Monday, July 11, 2011
Please don’t eat the flowers
I’m on a “low-residue diet.” What that means, basically, is do the opposite of everything else you’ve been trained to do. No fresh fruits or vegetables. No raw vegetables, only frozen, canned, or “well cooked” peeled vegetables like the pieces of carrot that show up in cans of chicken soup. No skins, seeds, or nuts. No dried fruit. Ripe banana only. Pasta made from refined flour… What kind of bread do you want? Whole wheat, of course. No, excuse me – how silly of me – make that white.
Well-cooked meat is okay. Actually I don’t eat that much meat, but when I do one thing I don’t want is “well-cooked.” How about hotdogs? Absolutely no hotdogs.
No whole grain cereals, such as real oatmeal.
But cake, pastry, ice cream? That’s fine. Chocolate, no.
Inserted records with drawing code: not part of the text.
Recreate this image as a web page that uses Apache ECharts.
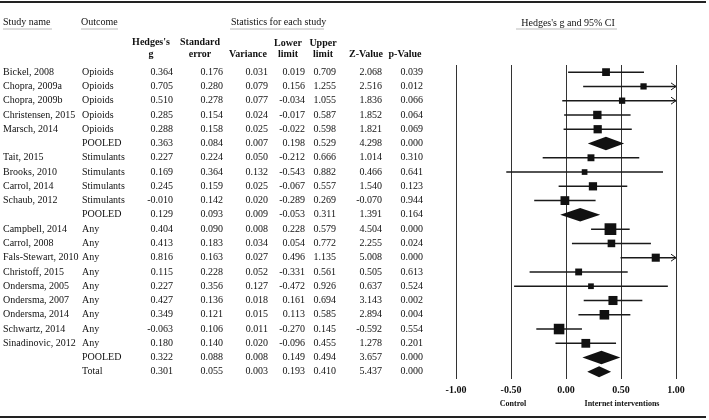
<!DOCTYPE html>
<html>
<head>
<meta charset="utf-8">
<script src="https://cdn.jsdelivr.net/npm/echarts@6/dist/echarts.min.js"></script>
<style>html,body{margin:0;padding:0;background:#fff}#c{width:709px;height:420px}</style>
</head>
<body>
<div id="c"></div>
<script>
// ---- data ----
const studies = ["Bickel, 2008","Chopra, 2009a","Chopra, 2009b","Christensen, 2015","Marsch, 2014","",
  "Tait, 2015","Brooks, 2010","Carrol, 2014","Schaub, 2012","",
  "Campbell, 2014","Carrol, 2008","Fals-Stewart, 2010","Christoff, 2015","Ondersma, 2005","Ondersma, 2007","Ondersma, 2014","Schwartz, 2014","Sinadinovic, 2012","",""];
const outcomes = ["Opioids","Opioids","Opioids","Opioids","Opioids","POOLED",
  "Stimulants","Stimulants","Stimulants","Stimulants","POOLED",
  "Any","Any","Any","Any","Any","Any","Any","Any","Any","POOLED","Total"];
const hedges = [0.364,0.705,0.510,0.285,0.288,0.363,0.227,0.169,0.245,-0.010,0.129,0.404,0.413,0.816,0.115,0.227,0.427,0.349,-0.063,0.180,0.322,0.301];
const stdErr = [0.176,0.280,0.278,0.154,0.158,0.084,0.224,0.364,0.159,0.142,0.093,0.090,0.183,0.163,0.228,0.356,0.136,0.121,0.106,0.140,0.088,0.055];
const variance = [0.031,0.079,0.077,0.024,0.025,0.007,0.050,0.132,0.025,0.020,0.009,0.008,0.034,0.027,0.052,0.127,0.018,0.015,0.011,0.020,0.008,0.003];
const lowerLimit = [0.019,0.156,-0.034,-0.017,-0.022,0.198,-0.212,-0.543,-0.067,-0.289,-0.053,0.228,0.054,0.496,-0.331,-0.472,0.161,0.113,-0.270,-0.096,0.149,0.193];
const upperLimit = [0.709,1.255,1.055,0.587,0.598,0.529,0.666,0.882,0.557,0.269,0.311,0.579,0.772,1.135,0.561,0.926,0.694,0.585,0.145,0.455,0.494,0.410];
const zValue = [2.068,2.516,1.836,1.852,1.821,4.298,1.014,0.466,1.540,-0.070,1.391,4.504,2.255,5.008,0.505,0.637,3.143,2.894,-0.592,1.278,3.657,5.437];
const pValue = [0.039,0.012,0.066,0.064,0.069,0.000,0.310,0.641,0.123,0.944,0.164,0.000,0.024,0.000,0.613,0.524,0.002,0.004,0.554,0.201,0.000,0.000];
const xTicks = [-1.0,-0.5,0.0,0.5,1.0];

// ---- layout ----
const FONT = "'Liberation Serif','Times New Roman',serif";
const FS = 10;
const GRID = {left: 456, right: 33, top: 65, bottom: 41};
const XMIN = -1, XMAX = 1;
const rows = studies.map((_, i) => String(i));
const fmt = a => a.map(v => v.toFixed(3));

// column definitions: [labels, anchor x, align]
const columns = [
  [studies, 3, 'left'],
  [outcomes, 82, 'left'],
  [fmt(hedges), 173, 'right'],
  [fmt(stdErr), 223, 'right'],
  [fmt(variance), 268, 'right'],
  [fmt(lowerLimit), 305, 'right'],
  [fmt(upperLimit), 336, 'right'],
  [fmt(zValue), 382, 'right'],
  [fmt(pValue), 423, 'right']
];

const yAxes = [{
  type: 'category', data: rows, inverse: true, gridIndex: 0,
  axisLine: {show: false}, axisTick: {show: false}, axisLabel: {show: false}, splitLine: {show: false}
}];
columns.forEach(([labels, x, align]) => {
  yAxes.push({
    type: 'category', data: labels, inverse: true, gridIndex: 0, position: 'left',
    offset: GRID.left - x,
    axisLine: {show: false}, axisTick: {show: false}, splitLine: {show: false},
    axisLabel: {show: true, interval: 0, margin: 0, align: align, color: '#111',
      fontFamily: FONT, fontSize: FS}
  });
});

const studyData = [], pooledData = [];
hedges.forEach((g, i) => {
  const item = [g, i, lowerLimit[i], upperLimit[i], variance[i], outcomes[i] === 'Total' ? 1 : 0];
  if (outcomes[i] === 'POOLED' || outcomes[i] === 'Total') pooledData.push(item); else studyData.push(item);
});

function renderStudy(params, api) {
  const g = api.value(0), i = api.value(1), lo = api.value(2), hi = api.value(3), v = api.value(4);
  const pL = api.coord([Math.max(lo, XMIN), i]);
  const pR = api.coord([Math.min(hi, XMAX), i]);
  const pG = api.coord([g, i]);
  const s = 3.7 + 0.72 * Math.sqrt(1 / v);
  const children = [
    {type: 'line', shape: {x1: pL[0], y1: pL[1], x2: pR[0], y2: pR[1]}, style: {stroke: '#1a1a1a', lineWidth: 1.5}},
    {type: 'rect', shape: {x: pG[0] - s / 2, y: pG[1] - s / 2, width: s, height: s}, style: {fill: '#111'}}
  ];
  if (hi > XMAX) {
    children.push({type: 'polyline', shape: {points: [[pR[0] - 5, pR[1] - 3.5], [pR[0], pR[1]], [pR[0] - 5, pR[1] + 3.5]]},
      style: {stroke: '#1a1a1a', lineWidth: 1, fill: null}});
  }
  return {type: 'group', children};
}
function renderPooled(params, api) {
  const g = api.value(0), i = api.value(1), lo = api.value(2), hi = api.value(3), isTotal = api.value(5);
  const pL = api.coord([lo, i]), pR = api.coord([hi, i]), pG = api.coord([g, i]);
  const h = isTotal ? 11 : 13.5;
  return {type: 'polygon', shape: {points: [[pL[0], pL[1]], [pG[0], pG[1] - h / 2], [pR[0], pR[1]], [pG[0], pG[1] + h / 2]]},
    style: {fill: '#111'}};
}

const chart = echarts.init(document.getElementById('c'), null, {renderer: 'canvas'});
const headerFont = (w) => ({fontFamily: FONT, fontSize: FS, fontWeight: w, fill: '#111'});
function txt(text, x, y, align, weight, size) {
  return {type: 'text', x: x, y: y, style: Object.assign(headerFont(weight || 'normal'),
    {text: text, textAlign: align || 'center', textVerticalAlign: 'middle', fontSize: size || FS})};
}
function hline(x1, x2, y, w, c) {
  return {type: 'line', shape: {x1: x1, y1: y, x2: x2, y2: y}, style: {stroke: c, lineWidth: w}};
}

chart.setOption({
  animation: false,
  backgroundColor: '#fff',
  grid: GRID,
  xAxis: {
    type: 'value', min: XMIN, max: XMAX, interval: 0.5,
    axisLine: {show: false}, axisTick: {show: false},
    splitLine: {show: true, showMinLine: true, showMaxLine: true, lineStyle: {color: '#333', width: 1}},
    axisLabel: {formatter: v => v.toFixed(2), margin: 6, color: '#111', fontFamily: FONT, fontSize: 10, fontWeight: 'bold'}
  },
  yAxis: yAxes,
  series: [
    {type: 'custom', name: 'studies', renderItem: renderStudy, data: studyData, encode: {x: 0, y: 1}, xAxisIndex: 0, yAxisIndex: 0, clip: false, z: 3},
    {type: 'custom', name: 'pooled', renderItem: renderPooled, data: pooledData, encode: {x: 0, y: 1}, xAxisIndex: 0, yAxisIndex: 0, clip: false, z: 3}
  ]
});

const px = v => chart.convertToPixel({xAxisIndex: 0}, v);
chart.setOption({
  graphic: [
    hline(0, 706, 2, 2, '#222'),
    hline(0, 706, 417, 2, '#222'),
    txt('Study name', 3, 22, 'left'),
    txt('Outcome', 81, 22, 'left'),
    txt('Statistics for each study', 231, 22, 'left'),
    txt("Hedges's g and 95% CI", px(0) + 2, 23, 'center'),
    hline(3, 52, 29, 1, '#bbb'),
    hline(81, 118, 29, 1, '#bbb'),
    hline(230, 324, 29, 1, '#bbb'),
    hline(516, 617, 29, 1, '#bbb'),
    txt("Hedges's", 151, 42, 'center', 'bold'),
    txt('g', 151, 54, 'center', 'bold'),
    txt('Standard', 200, 42, 'center', 'bold'),
    txt('error', 200, 54, 'center', 'bold'),
    txt('Variance', 248, 54, 'center', 'bold'),
    txt('Lower', 288, 43, 'center', 'bold'),
    txt('limit', 288, 54, 'center', 'bold'),
    txt('Upper', 323, 43, 'center', 'bold'),
    txt('limit', 323, 54, 'center', 'bold'),
    txt('Z-Value', 366, 54, 'center', 'bold'),
    txt('p-Value', 405, 54, 'center', 'bold'),
    txt('Control', px(-0.5) + 2, 404, 'center', 'bold', 8),
    txt('Internet interventions', px(0.5) + 1, 404, 'center', 'bold', 8)
  ]
});
</script>
</body>
</html>
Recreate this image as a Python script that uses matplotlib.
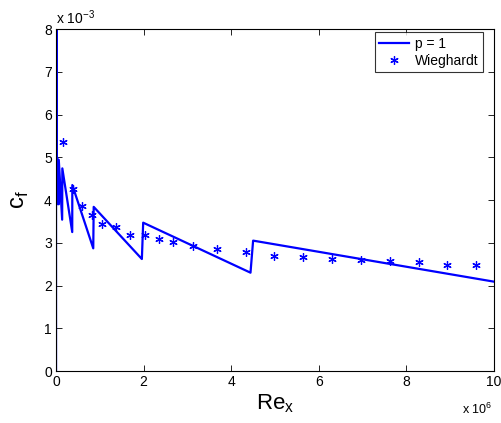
import matplotlib
matplotlib.use("Agg")
import matplotlib.pyplot as plt

plt.rcParams['font.family'] = ['Liberation Sans', 'DejaVu Sans']

# p = 1 line (Re_x in units of 1e6, cf in units of 1e-3)
re_line = [0.0, 0.0, 0.02, 0.025, 0.06, 0.063, 0.14, 0.144, 0.37, 0.372,
           0.85, 0.86, 1.96, 1.99, 4.44, 4.50, 10.0]
cf_line = [0.0, 50.0, 3.9, 5.0, 3.9, 4.94, 3.54, 4.74, 3.25, 4.35,
           2.87, 3.84, 2.62, 3.47, 2.30, 3.05, 2.09]

# Wieghardt data
re_w = [0.167, 0.38, 0.594, 0.83, 1.05, 1.37, 1.70, 2.03, 2.36, 2.68, 3.12,
        3.68, 4.33, 4.98, 5.65, 6.30, 6.96, 7.63, 8.28, 8.93, 9.60]
cf_w = [5.35, 4.26, 3.87, 3.65, 3.45, 3.38, 3.18, 3.18, 3.09, 3.02, 2.93,
        2.85, 2.79, 2.70, 2.67, 2.61, 2.60, 2.57, 2.54, 2.48, 2.48]

xticks = [0, 2, 4, 6, 8, 10]
yticks = [0, 1, 2, 3, 4, 5, 6, 7, 8]

fig = plt.figure(figsize=(5.02, 4.23), dpi=100)
ax = fig.add_axes([0.1116, 0.1229, 0.8725, 0.8085])

ax.plot(re_line, cf_line, color='#0000ff', linewidth=1.6, label='p = 1')
ax.plot(re_w, cf_w, linestyle='none', marker=(6, 2, 0), markersize=6,
        markeredgewidth=0.9, color='#0000ff', label='Wieghardt')

ax.set_xlim(0, 10)
ax.set_ylim(0, 8)
ax.set_xticks(xticks)
ax.set_yticks(yticks)
ax.set_xticklabels([str(t) for t in xticks])
ax.set_yticklabels([str(t) for t in yticks])
ax.tick_params(direction='in', top=True, right=True, length=4, width=0.6,
               labelsize=10, pad=3)
for s in ax.spines.values():
    s.set_linewidth(0.8)

ax.set_xlabel(r'Re$_\mathregular{x}$', fontsize=16, labelpad=2)
ax.set_ylabel(r'c$_\mathregular{f}$', fontsize=17, labelpad=9)

ax.text(0.0, 1.005, r'x 10$^{\mathregular{-3}}$', transform=ax.transAxes,
        fontsize=10, ha='left', va='bottom')
ax.text(0.995, -0.09, r'x 10$^{\mathregular{6}}$', transform=ax.transAxes,
        fontsize=9, ha='right', va='top')

leg = ax.legend(loc='upper right', bbox_to_anchor=(0.974, 0.99), fontsize=10,
                frameon=True, fancybox=False, edgecolor='black',
                borderpad=0.3, handlelength=2.2, handletextpad=0.4,
                labelspacing=0.25, borderaxespad=0.0)
leg.get_frame().set_linewidth(0.8)

fig.savefig('out.png', dpi=100)
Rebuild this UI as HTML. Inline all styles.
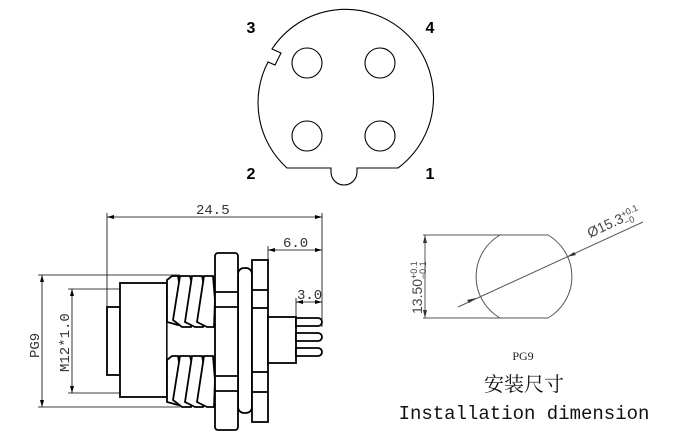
<!DOCTYPE html>
<html><head><meta charset="utf-8"><style>
html,body{margin:0;padding:0;background:#fff;width:680px;height:440px;overflow:hidden}
svg{display:block}
</style></head><body>
<svg width="680" height="440" viewBox="0 0 680 440" xmlns="http://www.w3.org/2000/svg">
<g fill="none" stroke="#000" stroke-width="1.1">
<path d="M287,167 A88,88 0 0 1 268,61 L275,64 L281,52 L272,48 A88,88 0 1 1 398,167 L357,167 L357,171 A13,13 0 0 1 331,171 L331,167 Z" transform="translate(0,1)"/>
<circle cx="307" cy="63" r="15"/><circle cx="380" cy="63" r="15"/>
<circle cx="307" cy="136" r="15"/><circle cx="380" cy="136" r="15"/>
</g>
<g font-family="Liberation Sans, sans-serif" font-weight="bold" font-size="16" text-anchor="middle">
<text x="251" y="33">3</text><text x="430" y="33">4</text>
<text x="251" y="179">2</text><text x="430" y="179">1</text>
</g>

<g fill="none" stroke="#000" stroke-width="0.8">
<line x1="107" y1="217" x2="322" y2="217"/><line x1="107" y1="213" x2="107" y2="307"/><line x1="322" y1="213" x2="322" y2="327"/>
<line x1="268" y1="250" x2="322" y2="250"/><line x1="268" y1="246" x2="268" y2="260"/>
<line x1="296" y1="302" x2="322" y2="302"/><line x1="296" y1="298" x2="296" y2="317"/>
<line x1="42" y1="275" x2="42" y2="407"/><line x1="38" y1="275" x2="180" y2="275"/><line x1="38" y1="407" x2="180" y2="407"/>
<line x1="72" y1="289" x2="72" y2="393"/><line x1="68" y1="289" x2="120" y2="289"/><line x1="68" y1="393" x2="120" y2="393"/>
</g>
<g fill="#000">
<path d="M107,217 l7,-2 v4z"/><path d="M322,217 l-7,-2 v4z"/>
<path d="M268,250 l7,-2 v4z"/><path d="M322,250 l-7,-2 v4z"/>
<path d="M296,302 l7,-2 v4z"/><path d="M322,302 l-7,-2 v4z"/>
<path d="M42,275 l-2,7 h4z"/><path d="M42,407 l-2,-7 h4z"/>
<path d="M72,289 l-2,7 h4z"/><path d="M72,393 l-2,-7 h4z"/>
</g>
<g font-family="Liberation Mono, monospace" font-size="14" fill="#333">
<text x="196" y="214">24.5</text>
<text x="283" y="247">6.0</text>
<text x="297" y="299">3.0</text>
<text transform="translate(39,358) rotate(-90)">PG9</text>
<text transform="translate(69,372) rotate(-90)">M12*1.0</text>
</g>
<g fill="#fff" stroke="#000" stroke-width="1.8">
<rect x="107" y="307" width="13" height="68"/>
<rect x="120" y="283" width="47" height="114"/>
<rect x="167" y="285" width="48" height="110" stroke-width="1.2"/>
<path d="M167,280 L172,276 L178,276 L182,300 L178,325 L167,322 Z"/>
<path d="M173,320 L180,276 L190,276 L196,300 L191,327 L182,327 Z"/>
<path d="M185,322 L192,276 L202,276 L207,300 L203,327 L195,327 Z"/>
<path d="M197,322 L204,276 L213,276 L215,300 L214,327 L207,327 Z"/>
<path d="M167,360 L172,356 L178,356 L182,380 L178,405 L167,402 Z"/>
<path d="M173,400 L180,356 L190,356 L196,380 L191,407 L182,407 Z"/>
<path d="M185,402 L192,356 L202,356 L207,380 L203,407 L195,407 Z"/>
<path d="M197,402 L204,356 L213,356 L215,380 L214,407 L207,407 Z"/>
<rect x="238" y="268" width="14" height="145" rx="6"/>
<rect x="215" y="253" width="23" height="177" rx="3"/>
<line x1="215" y1="292" x2="238" y2="292"/><line x1="215" y1="307" x2="238" y2="307"/>
<line x1="215" y1="376" x2="238" y2="376"/><line x1="215" y1="391" x2="238" y2="391"/>
<rect x="252" y="260" width="16" height="162"/>
<line x1="252" y1="290" x2="268" y2="290"/><line x1="252" y1="308" x2="268" y2="308"/>
<line x1="252" y1="372" x2="268" y2="372"/><line x1="252" y1="392" x2="268" y2="392"/>
<rect x="268" y="317" width="28" height="46"/>
<path d="M296,318 H318 A4,4 0 0 1 318,326 H296 Z"/>
<path d="M296,333 H318 A4,4 0 0 1 318,341 H296 Z"/>
<path d="M296,348 H318 A4,4 0 0 1 318,356 H296 Z"/>
</g>

<g fill="none" stroke="#555" stroke-width="1">
<line x1="423" y1="235" x2="500" y2="235"/><line x1="423" y1="318" x2="500" y2="318"/>
<path d="M500,235 L548,235 A48,48 0 0 1 548,318 L500,318 A48,48 0 0 1 500,235 Z"/>
<line x1="425" y1="235" x2="425" y2="318"/>
<line x1="458" y1="307" x2="643" y2="222"/>
</g>
<g fill="#333">
<path d="M425,235 l-2,8 h4z"/><path d="M425,318 l-2,-8 h4z"/>
<path d="M476,298 l-9,2 l2,3z"/><path d="M567,257 l9,-2 l-2,-3z"/>
</g>
<g font-family="Liberation Sans, sans-serif" fill="#444" font-size="14">
<text transform="translate(422,314) rotate(-90)">13.50<tspan font-size="9" dy="-5">+0.1</tspan><tspan font-size="9" dx="-18" dy="9">−0.1</tspan></text>
<text transform="translate(590,238) rotate(-25)">Ø15.3<tspan font-size="9" dy="-5">+0.1</tspan><tspan font-size="9" dx="-18" dy="9">−0</tspan></text>
</g>
<text x="523" y="360" font-family="Liberation Serif, serif" font-size="12" text-anchor="middle" fill="#222">PG9</text>
<text x="524" y="391" font-family="Liberation Serif, 'Noto Serif CJK SC', serif" font-size="20" text-anchor="middle" fill="#111">安装尺寸</text>
<text x="524" y="419" font-family="Liberation Mono, monospace" font-size="19" text-anchor="middle" fill="#111">Installation dimension</text>
</svg>
</body></html>
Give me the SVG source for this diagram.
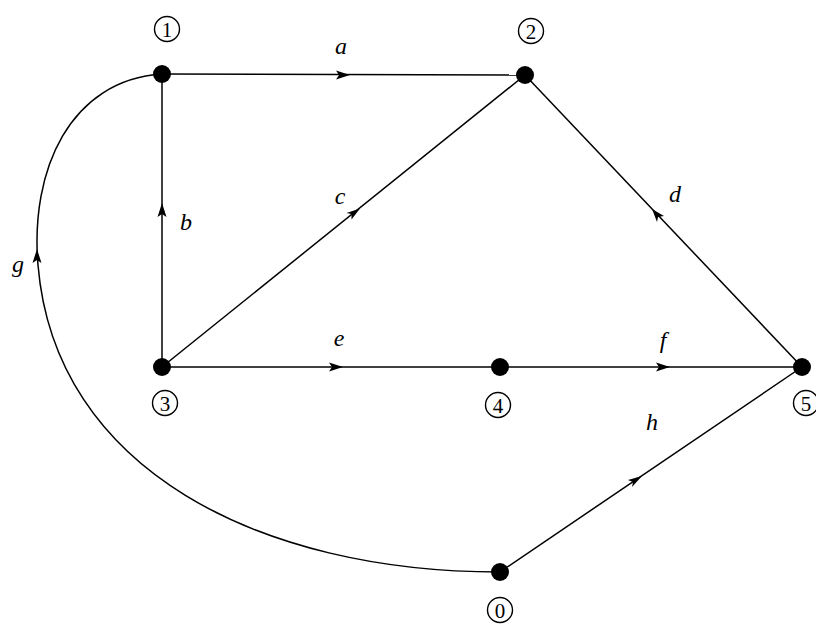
<svg xmlns="http://www.w3.org/2000/svg" width="816" height="632" viewBox="0 0 816 632">
<style>
.e{stroke:#000;stroke-width:1.5;fill:none}
.n{fill:#000}
.lc{fill:none;stroke:#000;stroke-width:1.4}
.lt{font-family:"Liberation Serif",serif;font-size:21px;text-anchor:middle;fill:#000}
.el{font-family:"Liberation Serif",serif;font-style:italic;font-size:24px;text-anchor:middle;fill:#000}
.ar{fill:#000}
</style>
<rect width="816" height="632" fill="#fff"/>
<g id="connectors">
<path class="e" d="M162,74 L525,75"/>
<path class="e" d="M162,367 L162,74"/>
<path class="e" d="M162,367 L525,75"/>
<path class="e" d="M802,367 L525,75"/>
<path class="e" d="M162,367 L500,367"/>
<path class="e" d="M500,367 L802,367"/>
<path class="e" d="M500,572 C 260,572 55,470 38,265 C 30,170 70,80 162,74"/>
<path class="e" d="M500,572 L802,367"/>
<polygon class="ar" points="350,75 336,70.5 339,75 336,79.5"/>
<polygon class="ar" points="162,203 157.5,217 162,214 166.5,217"/>
<polygon class="ar" points="360,208.5 346.5,213 351.5,214 351.5,219.5"/>
<polygon class="ar" points="652,209 657,222 658,217 664,216"/>
<polygon class="ar" points="343,367 329,362.5 332,367 329,371.5"/>
<polygon class="ar" points="670,367 656,362.5 659,367 656,371.5"/>
<polygon class="ar" points="37,249 32.5,263 37,260 41.5,263"/>
<polygon class="ar" points="642,476 628,480 633,482 632,487"/>
</g>
<g id="node1"><circle class="n" cx="162" cy="74" r="9"/><circle class="lc" cx="167" cy="29" r="12.5"/><text class="lt" x="167" y="36.5">1</text></g>
<g id="node2"><circle class="n" cx="525" cy="75" r="9"/><circle class="lc" cx="531" cy="31" r="12.5"/><text class="lt" x="531" y="38.5">2</text></g>
<g id="node3"><circle class="n" cx="162" cy="367" r="9"/><circle class="lc" cx="165" cy="403" r="12.5"/><text class="lt" x="165" y="410.5">3</text></g>
<g id="node4"><circle class="n" cx="500" cy="367" r="9"/><circle class="lc" cx="498" cy="405" r="12.5"/><text class="lt" x="498" y="412.5">4</text></g>
<g id="node5"><circle class="n" cx="802" cy="367" r="9"/><circle class="lc" cx="806" cy="403" r="12.5"/><text class="lt" x="806" y="410.5">5</text></g>
<g id="node0"><circle class="n" cx="500" cy="572" r="9"/><circle class="lc" cx="500" cy="610" r="12.5"/><text class="lt" x="500" y="617.5">0</text></g>
<g id="labels">
<text class="el" x="341" y="54">a</text>
<text class="el" x="186" y="230">b</text>
<text class="el" x="340" y="204">c</text>
<text class="el" x="675" y="202">d</text>
<text class="el" x="339" y="346">e</text>
<text class="el" x="663" y="348">f</text>
<text class="el" x="18" y="272">g</text>
<text class="el" x="652" y="430">h</text>
</g>
</svg>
But ice cream, yes. How do you draw that line?
All that stuff that’s growing out back in the vegetable garden? Forget it. Just as things are getting good.
So now I tend the garden and pick greens and berries for Anne and Saul. (Full disclosure requires me to point out that Anne spends much of Saturday cooking blender soups such as carrot dill for me to eat all week.)
It’s raspberry time. We have lots of red and black raspberries this month. The bushes keep pushing out anything that’s growing near them and have probably smothered some of the strawberries underfoot, just as I warned, but in their season they are abundant and brightly colored and cheerful. Anne bakes a pie of at least four different kinds of berries, the black and red raspberries, mulberries from a tree in our yard, and some store-bought blueberries. It looks good enough to eat –
Sorry! And I quote, “No berries of any kind.”
It’s a mixed up, muddled up, shook up world (that’s a quote too), when I have to eat only processed foods, and abjure the company of all things fresh and natural, in order to cure myself of a disease. Well, more exactly, to lower the unpleasant side effects from the radiation treatments to cure a disease.
These treatments are curiously timed to last through the fresh produce season. Corn on the cob? Don’t even think of it. Chunky tomato sauce? Salsa? It is to cry.
The tomatoes are getting big, though still green. Some sweet peppers are full size; some chilis need a few more sunny days to turn red. Zucchinis and cucumbers are on their way. Green beans to follow. We’ve picking leaf lettuce for months. Peas for a week. Somebody needs to do something with the cilantro.
It’s hard enough to give up recreational eating. When you can’t eat the healthy things growing in the backyard, you know that somewhere the universe is laughing at you.